MW: Why did you choose A&M for graduate school?
BM: So Texas, not actually A&M, and not being a native Texan, I had visited Texas several times and I knew that most Texans I had met were just as hard headed as me. So, I made it a point to say, I will go to grad school almost everywhere, but Texas.
I looked at Ohio State, Virginia Tech, The University of Florida, and I got a phone call from one of the professors here when I was still in grad school at Mizzou doing my masters and she said, “Do you want to come to school at Texas A&M?”
And I said, “I don’t think I’ll ever go to Texas,”
And she said, “What if I send you a plane ticket?’
So she did. She sent me a plane ticket, I came to visit; that was December of 2007 and I came down. I had already been to the University of Florida, I had already been to check out Virginia Tech, but as I had been to those campuses, I was certain I was going to go somewhere else. I came here and by the end of the three days when I was visiting, I completely changed my mind. I was going to go to school here.
MW: What’s the most rewarding part of your job?
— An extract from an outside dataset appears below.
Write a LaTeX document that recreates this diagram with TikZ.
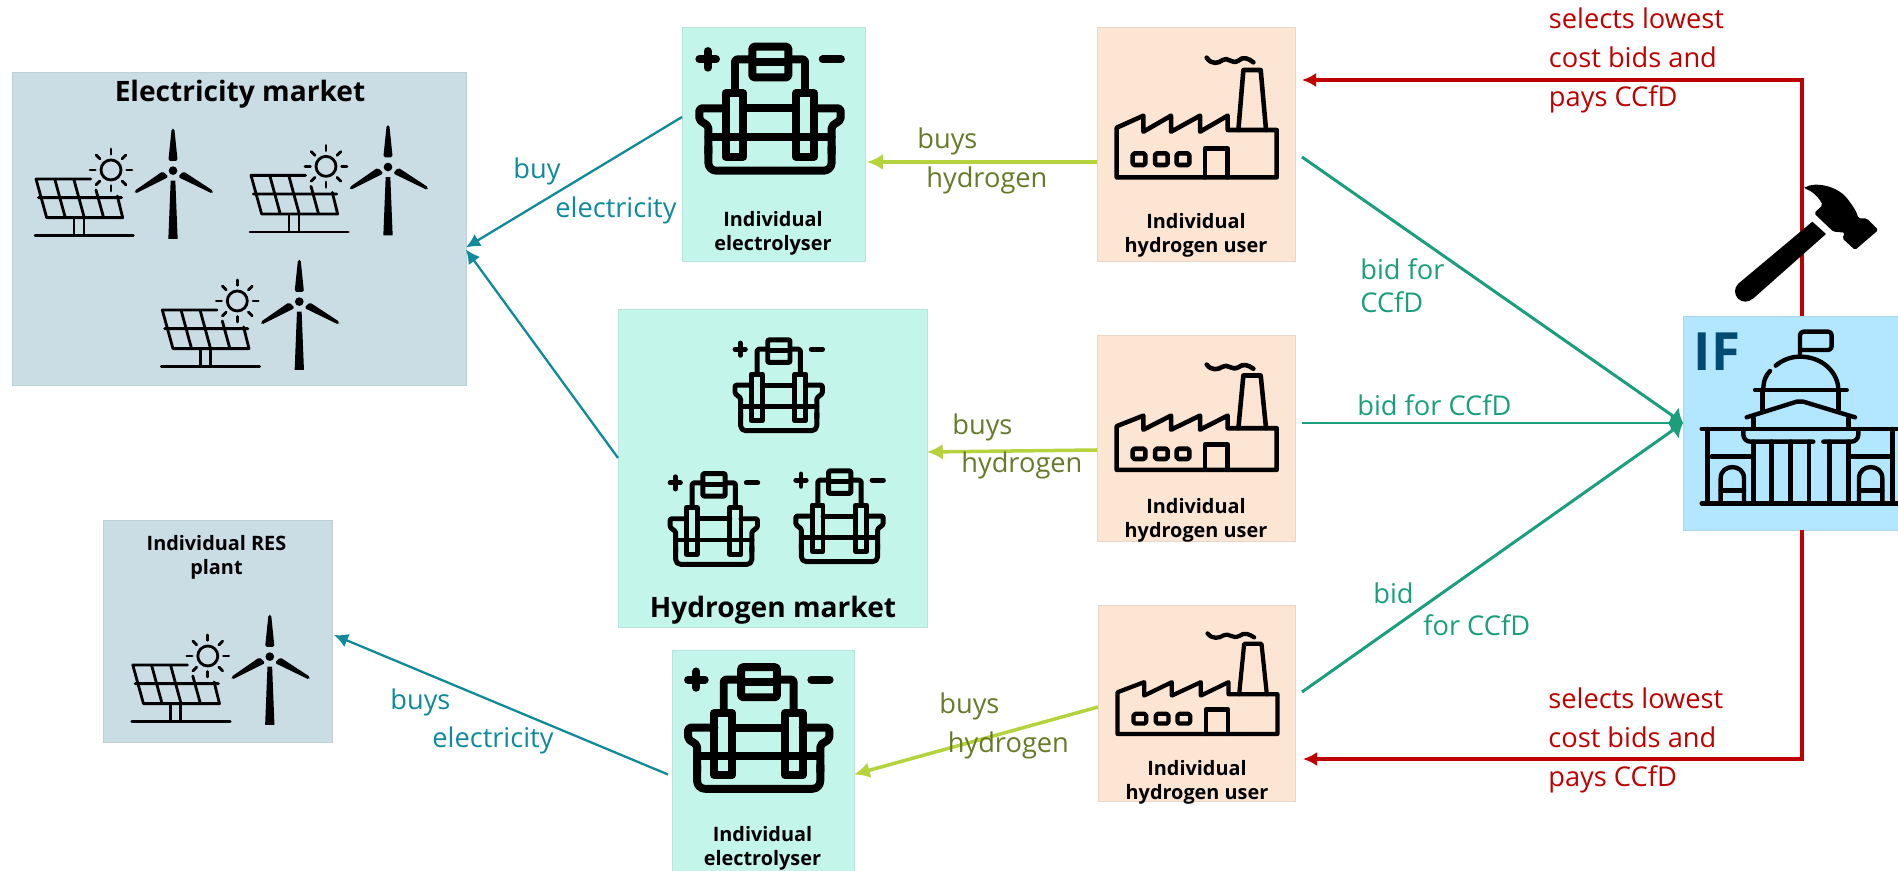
\documentclass[tikz,border=0pt]{standalone}
\usepackage{fontspec}
\setmainfont{Open Sans}
\usetikzlibrary{arrows.meta,calc}
\definecolor{tealline}{HTML}{0F8A9D}
\definecolor{limeline}{HTML}{B5D33D}
\definecolor{olivetext}{HTML}{667A2A}
\definecolor{greenline}{HTML}{1A9E7C}
\definecolor{redline}{HTML}{BE0000}
\definecolor{iftext}{HTML}{004B73}
\definecolor{marketblue}{HTML}{CADDE5}
\definecolor{elygreen}{HTML}{C3F5EB}
\definecolor{userpeach}{HTML}{FDE5D3}
\definecolor{ifblue}{HTML}{B3E7FF}
\tikzset{
  box/.style={draw=#1!85!gray,fill=#1,line width=.4pt,inner sep=0pt,outer sep=0pt},
  edgetext/.style={anchor=base west,inner sep=0pt,font=\fontsize{15.5pt}{17pt}\selectfont},
  boxtext/.style={inner sep=0pt,font=\fontsize{11.3pt}{13.6pt}\selectfont\bfseries,align=center},
  markettext/.style={inner sep=0pt,font=\fontsize{16pt}{16pt}\selectfont\bfseries},
  tealarrow/.style={-{Latex[length=8pt,width=8pt]},tealline,line width=1.3pt},
  limearrow/.style={-{Latex[length=9pt,width=9pt]},limeline,line width=2pt},
  greenarrow/.style={-{Latex[length=7pt,width=12pt]},greenline,line width=1.7pt},
  redarrow/.style={-{Latex[length=8pt,width=8pt]},redline,line width=1.8pt},
  icon/.style={line cap=round,line join=round},
  pics/electrolyser/.style={code={
    \begin{scope}[shift={(-330,-266)},icon]
    \draw (118,118)--(168,118) (143,93)--(143,143) (488,118)--(543,118);
    \draw[rounded corners=.2*\pgflinewidth] (277,80) rectangle (385,172);
    \draw (277,125)--(385,125);
    \draw[rounded corners=.3*\pgflinewidth] (277,118)--(225,118)--(225,215) (385,118)--(435,118)--(435,215);
    \draw (197,220) rectangle (250,410) (408,220) rectangle (462,410);
    \draw[rounded corners=.25*\pgflinewidth] (197,265)--(118,265)--(118,300)--(145,318)--(145,400);
    \draw[rounded corners=.25*\pgflinewidth] (462,265)--(542,265)--(542,300)--(515,318)--(515,400);
    \draw[rounded corners=\pgflinewidth] (145,380)--(145,452)--(515,452)--(515,380);
    \draw (250,265)--(408,265) (145,352)--(515,352);
    \end{scope}
  }},
  pics/solarwind/.style={code={
    \begin{scope}[shift={(-372,-400)},icon,line width=1.6pt]
    \draw (272,387)--(108,387)--(140,503)--(368,503)--(352,438);
    \draw (115,443)--(365,443) (165,390)--(195,500) (222,390)--(252,500) (288,420)--(310,500);
    \draw (222,505)--(222,555) (252,505)--(252,555) (105,557)--(400,557);
    \draw (333,360) circle [radius=30];
    \foreach \a in {0,45,...,315}
      \draw ($(333,360)+(\a:47)$)--($(333,360)+(\a:63)$);
    \fill[rounded corners=1pt] (515,236)--(523,236)--(533,333)--(505,333)--cycle;
    \fill (512,392)--(526,392)--(533,567)--(505,567)--cycle;
    \fill (519,362) circle [radius=13];
    \fill[rounded corners=1pt] (403,423)--(488,364)--(506,381)--(406,431)--cycle;
    \fill[rounded corners=1pt] (640,423)--(550,364)--(534,381)--(637,431)--cycle;
    \end{scope}
  }},
  pics/factory/.style={code={
    \begin{scope}[shift={(-320,-290)},icon]
    \draw (80,323)--(160,287)--(160,335)--(243,287)--(243,335)--(330,287)--(330,335)--(413,287)--(413,330)--(560,330)--(560,472)--(80,472)--cycle;
    \draw (445,330)--(460,150)--(512,150)--(528,330);
    \draw (350,113) .. controls (365,135) and (385,130) .. (398,120) .. controls (412,108) and (425,135) .. (445,122) .. controls (460,108) and (475,115) .. (490,127);
    \foreach \x in {128,195,260}
      \draw[rounded corners=1pt] (\x,400) rectangle ++(38,35);
    \draw (345,472)--(345,385)--(412,385)--(412,472);
    \end{scope}
  }},
  pics/capitol/.style={code={
    \begin{scope}[icon,line width=2.5pt]
    \draw[rounded corners=2pt] (600,555)--(600,485)--(695,485)--(695,540)--(605,540);
    \draw (490,660) .. controls (490,632) and (497,617) .. (510,603);
    \draw (527,587) .. controls (550,568) and (575,560) .. (600,560) .. controls (670,560) and (715,610) .. (715,660);
    \draw (465,660)--(740,660) (487,660)--(487,720) (715,660)--(715,720);
    \draw (440,742)--(590,695)--(610,695)--(765,742);
    \draw (460,745)--(460,775) (745,745)--(745,775) (305,777)--(900,777);
    \draw (322,777)--(322,1000) (335,860)--(455,860) (750,860)--(870,860) (878,777)--(878,1000);
    \draw[rounded corners=4pt] (430,777)--(430,815)--(640,815) (670,815)--(775,815)--(775,777);
    \foreach \x in {460,515,572,627,688,745}
      \draw (\x,815)--(\x,1000);
    \draw (305,1000)--(900,1000);
    \foreach \x in {362,777} {
      \draw (\x,1000)--(\x,925) .. controls (\x,880) and ($(\x,880)+(70,0)$) .. ($(\x,925)+(70,0)$)--($(\x,1000)+(70,0)$);
      \draw (\x,962)--($(\x,962)+(70,0)$);
    }
    \end{scope}
  }},
  pics/hammer/.style={code={
    \fill[rounded corners=1pt] (612,55) .. controls (640,35) and (710,45) .. (745,90) .. controls (760,110) and (770,125) .. (775,145)--(800,145)--(835,180)--(765,240)--(727,205)--(735,188)--(700,185)--(642,130)--(668,105) .. controls (655,80) and (635,62) .. (612,55)--cycle;
    \fill (436,364) circle [radius=31];
    \fill (415,341)--(637,155)--(678,192)--(458,387)--cycle;
  }}
}
\begin{document}
\begin{tikzpicture}[x=.02cm,y=-.02cm]
\useasboundingbox (0,0) rectangle (1898,871);
% boxes
\node[box=marketblue,minimum width=9.08cm,minimum height=6.26cm] (elecmarket) at (239,228.5) {};
\node[box=elygreen,minimum width=3.66cm,minimum height=4.68cm] (elyone) at (773.5,144) {};
\node[box=elygreen,minimum width=6.18cm,minimum height=6.36cm] (hmarket) at (772.5,468) {};
\node[box=elygreen,minimum width=3.64cm,minimum height=4.42cm] (elythree) at (763,760.5) {};
\node[box=userpeach,minimum width=3.96cm,minimum height=4.68cm] (userone) at (1196,144) {};
\node[box=userpeach,minimum width=3.96cm,minimum height=4.12cm] (usertwo) at (1196,438) {};
\node[box=userpeach,minimum width=3.94cm,minimum height=3.92cm] (userthree) at (1196.5,703) {};
\node[box=marketblue,minimum width=4.58cm,minimum height=4.44cm] (resplant) at (217.5,631) {};
\node[box=ifblue,minimum width=4.34cm,minimum height=4.28cm] (ifbox) at (1791.5,423) {};
% connectors
\draw[tealarrow] ($(elyone.west)+(0,-27)$) -- ($(elecmarket.east)+(0,19)$);
\draw[tealarrow] ($(hmarket.west)+(0,-10)$) -- ($(elecmarket.east)+(0,21)$);
\draw[tealarrow] ($(elythree.west)+(-4,14)$) -- ($(resplant.east)+(2,4)$);
\draw[limearrow] ($(userone.west)+(0,18)$) -- ($(elyone.east)+(2,18)$);
\draw[limearrow] ($(usertwo.west)+(0,12)$) -- ($(hmarket.east)+(0,-16)$);
\draw[limearrow] ($(userthree.west)+(0,4)$) -- ($(elythree.east)+(0,14)$);
\draw[greenarrow] ($(userone.east)+(7,13)$) -- (ifbox.west);
\draw[greenarrow] ($(usertwo.east)+(7,-15)$) -- (ifbox.west);
\draw[greenarrow] ($(userthree.east)+(7,-11)$) -- (ifbox.west);
\draw[redarrow] ($(ifbox.north)+(10.5,0)$) |- ($(userone.east)+(7,-64)$);
\draw[redarrow] ($(ifbox.south)+(10.5,0)$) |- ($(userthree.east)+(8,56)$);
% icons
\pic at (124,183.3) [scale=1/3] {solarwind};
\pic at (339,179.7) [scale=1/3] {solarwind};
\pic at (250.3,314.3) [scale=1/3] {solarwind};
\pic at (220.8,669.3) [scale=1/3] {solarwind};
\pic at (770,108.7) [scale=1/3,line width=4.5pt] {electrolyser};
\pic at (758.7,728) [xscale=.333,yscale=.327,line width=4.5pt] {electrolyser};
\pic at (778.7,385.3) [xscale=.206,yscale=.244,line width=2.8pt] {electrolyser};
\pic at (713.8,519) [xscale=.206,yscale=.244,line width=2.8pt] {electrolyser};
\pic at (839.5,516.3) [xscale=.206,yscale=.244,line width=2.8pt] {electrolyser};
\pic at (1196.7,116.7) [scale=1/3,line width=2.6pt] {factory};
\pic at (1196.7,416.5) [xscale=1/3,yscale=.293,line width=2.6pt] {factory};
\pic at (1197.5,683) [xscale=1/3,yscale=.28,line width=2.4pt] {factory};
\pic at (1600,170) [scale=1/3] {capitol};
\pic at (1600,170) [scale=1/3] {hammer};
% box labels
\node[markettext] (elecmarkettext) at (240,94) {Electricity market};
\node[markettext] (hmarkettext) at (773,610) {Hydrogen market};
\node[boxtext] (elyonetext) at (773,233) {Individual\\electrolyser};
\node[boxtext] (elythreetext) at (762.5,848) {Individual\\electrolyser};
\node[boxtext] (useronetext) at (1196,235.5) {Individual\\hydrogen user};
\node[boxtext] (usertwotext) at (1196,520.5) {Individual\\hydrogen user};
\node[boxtext] (userthreetext) at (1197,782) {Individual\\hydrogen user};
\node[boxtext] (restext) at (216.5,557) {Individual RES\\plant};
\node[inner sep=0pt,text=iftext,font=\fontsize{30pt}{30pt}\selectfont\bfseries] (iftitle) at (1717,352) {IF};
% connector labels
\node[edgetext,text=tealline] (buyone) at (513,179) {buy};
\node[edgetext,text=tealline] (elecone) at (555,218) {electricity};
\node[edgetext,text=tealline] (buytwo) at (390,709) {buys};
\node[edgetext,text=tealline] (electwo) at (432,747) {electricity};
\node[edgetext,text=olivetext] (buysone) at (917,149) {buys};
\node[edgetext,text=olivetext] (hydone) at (926,188) {hydrogen};
\node[edgetext,text=olivetext] (buystwo) at (952,435) {buys};
\node[edgetext,text=olivetext] (hydtwo) at (961,473) {hydrogen};
\node[edgetext,text=olivetext] (buysthree) at (939,713) {buys};
\node[edgetext,text=olivetext] (hydthree) at (947.5,752) {hydrogen};
\node[edgetext,text=greenline] (bidone) at (1360,280) {bid for};
\node[edgetext,text=greenline] (ccfdone) at (1360,313) {CCfD};
\node[edgetext,text=greenline] (bidtwo) at (1357,416) {bid for CCfD};
\node[edgetext,text=greenline] (bidthree) at (1373,603) {bid};
\node[edgetext,text=greenline] (ccfdthree) at (1423,636) {for CCfD};
\node[edgetext,text=redline] (selectsone) at (1548.6,29) {selects lowest};
\node[edgetext,text=redline] (costone) at (1548.6,68) {cost bids and};
\node[edgetext,text=redline] (paysone) at (1548.6,107) {pays CCfD};
\node[edgetext,text=redline] (selectstwo) at (1548,708) {selects lowest};
\node[edgetext,text=redline] (costtwo) at (1548,747) {cost bids and};
\node[edgetext,text=redline] (paystwo) at (1548,786) {pays CCfD};
\end{tikzpicture}
\end{document}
BM: Seeing students do way better than I ever did in industry. I mean seriously, so you know how people work, and I don’t know if they’re joking, but it’s kind of metaphorical. The American Dream is for kids to do better than their parents. Well, as a person who doesn’t have children, seeing young people come up, learn skills, take them to industry and go make huge changes. People who’ve only been out of school a few years are already doing really cool, forward-thinking, progressive things in the industry and they’re making things happen. That’s probably the most rewarding part of my job.
MW: What do you teach?
BM: “Radio I, radio broadcasting, Radio II, which is advanced broadcasting, and the Audience and Consumer Research course, 411. I have occasionally taught a video production course, I teach Senior Seminar, and Research, which is a straight research course. I teach Research Methods at the graduate level and I’ve taught a News in Sports class that will eventually make it to a consistent thing.”
MW: Advice for those considering taking a course you’re teaching?
BM: “I would say that because it is an applied course, be ready to go beyond memorizing. It will be mostly application, and it will stretch the way they think.”
Though McKim can be described as, “tough” and “smart alecky” to some, most will agree that any course you take with him will be the most rewarding one yet.